_TASK PROMPT:_
Pictures stay out. Extract the lines below from the first one through the line with "const designValues = [designValue, designValue];", both included.

_SOURCE MATERIAL:_
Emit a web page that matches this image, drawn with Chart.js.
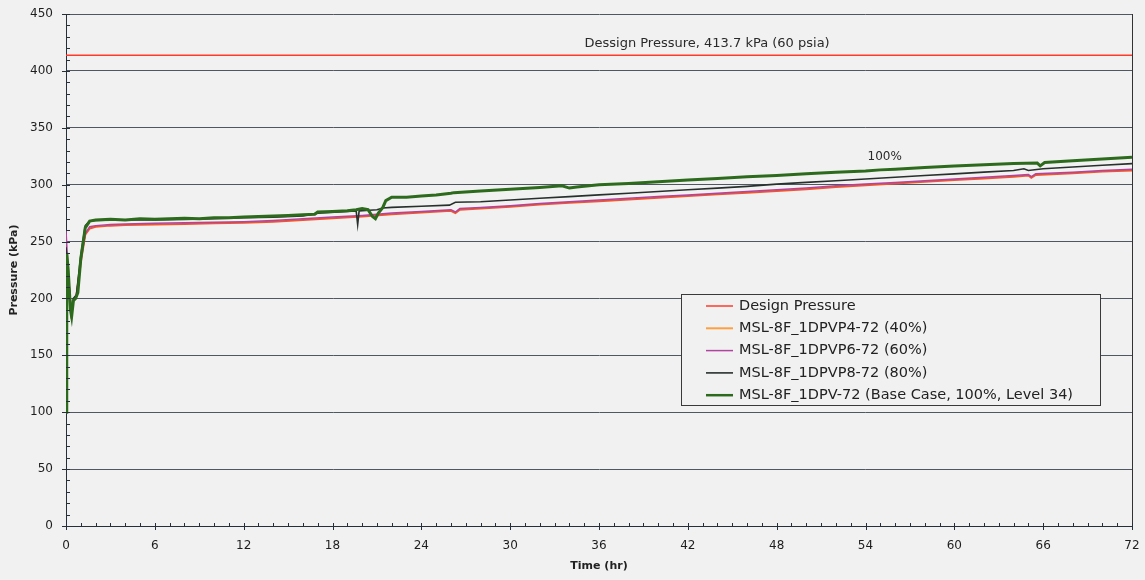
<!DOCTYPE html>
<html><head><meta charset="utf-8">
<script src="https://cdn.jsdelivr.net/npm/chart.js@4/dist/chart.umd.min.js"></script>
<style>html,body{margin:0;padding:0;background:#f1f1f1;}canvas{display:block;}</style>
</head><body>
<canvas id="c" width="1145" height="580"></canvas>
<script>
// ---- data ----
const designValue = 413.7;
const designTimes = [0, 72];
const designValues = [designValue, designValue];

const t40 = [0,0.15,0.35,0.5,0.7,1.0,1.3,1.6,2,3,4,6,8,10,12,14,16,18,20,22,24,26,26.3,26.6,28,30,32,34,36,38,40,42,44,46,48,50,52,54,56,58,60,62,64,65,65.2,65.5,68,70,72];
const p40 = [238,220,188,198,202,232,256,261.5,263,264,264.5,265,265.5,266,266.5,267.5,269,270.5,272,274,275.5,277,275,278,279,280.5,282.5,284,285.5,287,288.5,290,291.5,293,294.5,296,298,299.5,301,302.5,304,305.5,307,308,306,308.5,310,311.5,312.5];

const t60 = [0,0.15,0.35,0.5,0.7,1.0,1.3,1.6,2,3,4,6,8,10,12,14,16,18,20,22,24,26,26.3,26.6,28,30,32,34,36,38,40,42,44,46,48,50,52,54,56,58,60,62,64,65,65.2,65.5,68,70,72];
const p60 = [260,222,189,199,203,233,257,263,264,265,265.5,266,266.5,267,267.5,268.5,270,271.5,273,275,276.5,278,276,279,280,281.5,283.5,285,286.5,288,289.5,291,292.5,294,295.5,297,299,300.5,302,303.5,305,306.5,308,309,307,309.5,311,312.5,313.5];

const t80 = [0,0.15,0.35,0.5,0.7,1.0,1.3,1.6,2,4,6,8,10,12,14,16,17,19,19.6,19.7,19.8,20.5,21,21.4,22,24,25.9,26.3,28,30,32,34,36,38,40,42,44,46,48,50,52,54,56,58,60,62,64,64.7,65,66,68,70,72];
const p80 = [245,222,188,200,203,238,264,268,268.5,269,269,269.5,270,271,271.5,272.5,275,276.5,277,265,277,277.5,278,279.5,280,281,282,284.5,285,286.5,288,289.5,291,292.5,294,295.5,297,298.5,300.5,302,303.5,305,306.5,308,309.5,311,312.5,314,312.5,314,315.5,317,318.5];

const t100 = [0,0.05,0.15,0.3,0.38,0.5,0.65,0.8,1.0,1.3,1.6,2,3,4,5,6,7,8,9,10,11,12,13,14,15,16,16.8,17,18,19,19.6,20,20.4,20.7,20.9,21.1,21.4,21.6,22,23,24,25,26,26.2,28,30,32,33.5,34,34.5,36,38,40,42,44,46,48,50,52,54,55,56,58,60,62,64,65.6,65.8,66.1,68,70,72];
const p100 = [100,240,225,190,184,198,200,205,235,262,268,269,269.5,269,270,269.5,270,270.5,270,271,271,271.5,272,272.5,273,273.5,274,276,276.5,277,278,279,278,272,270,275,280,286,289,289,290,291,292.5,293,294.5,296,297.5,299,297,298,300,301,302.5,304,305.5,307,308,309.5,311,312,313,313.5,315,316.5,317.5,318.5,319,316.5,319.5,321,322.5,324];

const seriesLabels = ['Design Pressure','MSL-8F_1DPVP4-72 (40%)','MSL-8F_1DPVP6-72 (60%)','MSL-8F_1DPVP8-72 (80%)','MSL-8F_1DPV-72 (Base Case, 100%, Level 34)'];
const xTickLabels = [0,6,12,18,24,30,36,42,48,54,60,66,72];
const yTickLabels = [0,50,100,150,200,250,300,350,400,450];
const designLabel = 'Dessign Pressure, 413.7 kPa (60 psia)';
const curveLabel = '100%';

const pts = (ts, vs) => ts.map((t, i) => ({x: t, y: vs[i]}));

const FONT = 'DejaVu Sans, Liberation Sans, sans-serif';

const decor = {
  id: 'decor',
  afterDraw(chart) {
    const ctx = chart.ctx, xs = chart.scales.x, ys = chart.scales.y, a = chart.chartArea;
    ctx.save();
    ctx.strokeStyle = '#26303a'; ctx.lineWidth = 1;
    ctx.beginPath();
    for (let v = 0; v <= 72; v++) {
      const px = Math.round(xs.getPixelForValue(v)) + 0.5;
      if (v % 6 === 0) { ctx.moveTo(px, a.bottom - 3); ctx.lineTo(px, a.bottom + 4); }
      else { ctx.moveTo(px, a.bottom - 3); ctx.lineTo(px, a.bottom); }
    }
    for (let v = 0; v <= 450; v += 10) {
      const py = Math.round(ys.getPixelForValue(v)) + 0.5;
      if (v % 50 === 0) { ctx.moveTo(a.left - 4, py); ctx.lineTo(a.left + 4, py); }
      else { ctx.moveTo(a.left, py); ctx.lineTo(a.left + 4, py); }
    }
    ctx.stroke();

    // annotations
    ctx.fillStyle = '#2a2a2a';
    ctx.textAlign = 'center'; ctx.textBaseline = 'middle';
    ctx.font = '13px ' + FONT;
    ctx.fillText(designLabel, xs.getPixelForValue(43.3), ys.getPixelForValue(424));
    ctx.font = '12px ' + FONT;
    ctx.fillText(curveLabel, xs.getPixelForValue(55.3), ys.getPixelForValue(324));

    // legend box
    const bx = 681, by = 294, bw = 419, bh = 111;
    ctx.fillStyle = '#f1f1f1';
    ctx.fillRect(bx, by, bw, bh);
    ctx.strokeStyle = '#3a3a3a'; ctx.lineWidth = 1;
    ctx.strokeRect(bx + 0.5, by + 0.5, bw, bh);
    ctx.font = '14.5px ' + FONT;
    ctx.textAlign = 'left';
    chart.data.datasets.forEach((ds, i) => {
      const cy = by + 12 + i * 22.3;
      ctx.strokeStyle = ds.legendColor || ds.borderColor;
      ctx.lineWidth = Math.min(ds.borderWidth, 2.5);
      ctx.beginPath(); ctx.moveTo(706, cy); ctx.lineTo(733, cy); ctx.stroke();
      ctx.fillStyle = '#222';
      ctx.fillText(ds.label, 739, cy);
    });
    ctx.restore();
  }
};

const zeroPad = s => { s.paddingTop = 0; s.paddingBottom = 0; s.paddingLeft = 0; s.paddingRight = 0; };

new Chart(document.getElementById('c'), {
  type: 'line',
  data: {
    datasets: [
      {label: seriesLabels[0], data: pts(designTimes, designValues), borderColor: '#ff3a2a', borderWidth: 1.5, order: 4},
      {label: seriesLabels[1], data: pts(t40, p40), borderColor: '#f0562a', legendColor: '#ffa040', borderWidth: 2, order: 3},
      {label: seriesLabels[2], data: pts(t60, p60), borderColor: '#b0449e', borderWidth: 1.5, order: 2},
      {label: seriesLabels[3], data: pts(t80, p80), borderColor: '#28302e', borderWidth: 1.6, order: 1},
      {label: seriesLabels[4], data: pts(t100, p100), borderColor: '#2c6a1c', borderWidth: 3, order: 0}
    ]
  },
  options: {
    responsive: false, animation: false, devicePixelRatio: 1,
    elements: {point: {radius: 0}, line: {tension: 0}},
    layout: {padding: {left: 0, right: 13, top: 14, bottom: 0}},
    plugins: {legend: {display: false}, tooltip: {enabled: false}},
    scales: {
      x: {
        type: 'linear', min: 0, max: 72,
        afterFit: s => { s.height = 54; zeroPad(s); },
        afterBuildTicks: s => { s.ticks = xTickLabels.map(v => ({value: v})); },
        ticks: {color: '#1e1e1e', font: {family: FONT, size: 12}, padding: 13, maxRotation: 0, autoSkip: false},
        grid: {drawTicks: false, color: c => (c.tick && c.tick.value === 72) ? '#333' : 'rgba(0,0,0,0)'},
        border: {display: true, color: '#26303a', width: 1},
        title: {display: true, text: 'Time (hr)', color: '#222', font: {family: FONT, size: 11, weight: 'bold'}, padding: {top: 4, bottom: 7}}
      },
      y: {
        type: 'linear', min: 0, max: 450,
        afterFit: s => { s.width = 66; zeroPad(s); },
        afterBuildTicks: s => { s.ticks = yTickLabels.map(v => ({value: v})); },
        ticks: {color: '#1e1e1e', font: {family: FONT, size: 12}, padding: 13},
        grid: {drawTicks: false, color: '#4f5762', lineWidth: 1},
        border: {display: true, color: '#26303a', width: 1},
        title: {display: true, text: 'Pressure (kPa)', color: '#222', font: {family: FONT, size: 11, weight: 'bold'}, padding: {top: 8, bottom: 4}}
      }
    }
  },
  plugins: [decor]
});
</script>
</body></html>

_SOLUTION FOR THIS EXERCISE:_
Emit a web page that matches this image, drawn with Chart.js.
<!DOCTYPE html>
<html><head><meta charset="utf-8">
<script src="https://cdn.jsdelivr.net/npm/chart.js@4/dist/chart.umd.min.js"></script>
<style>html,body{margin:0;padding:0;background:#f1f1f1;}canvas{display:block;}</style>
</head><body>
<canvas id="c" width="1145" height="580"></canvas>
<script>
// ---- data ----
const designValue = 413.7;
const designTimes = [0, 72];
const designValues = [designValue, designValue];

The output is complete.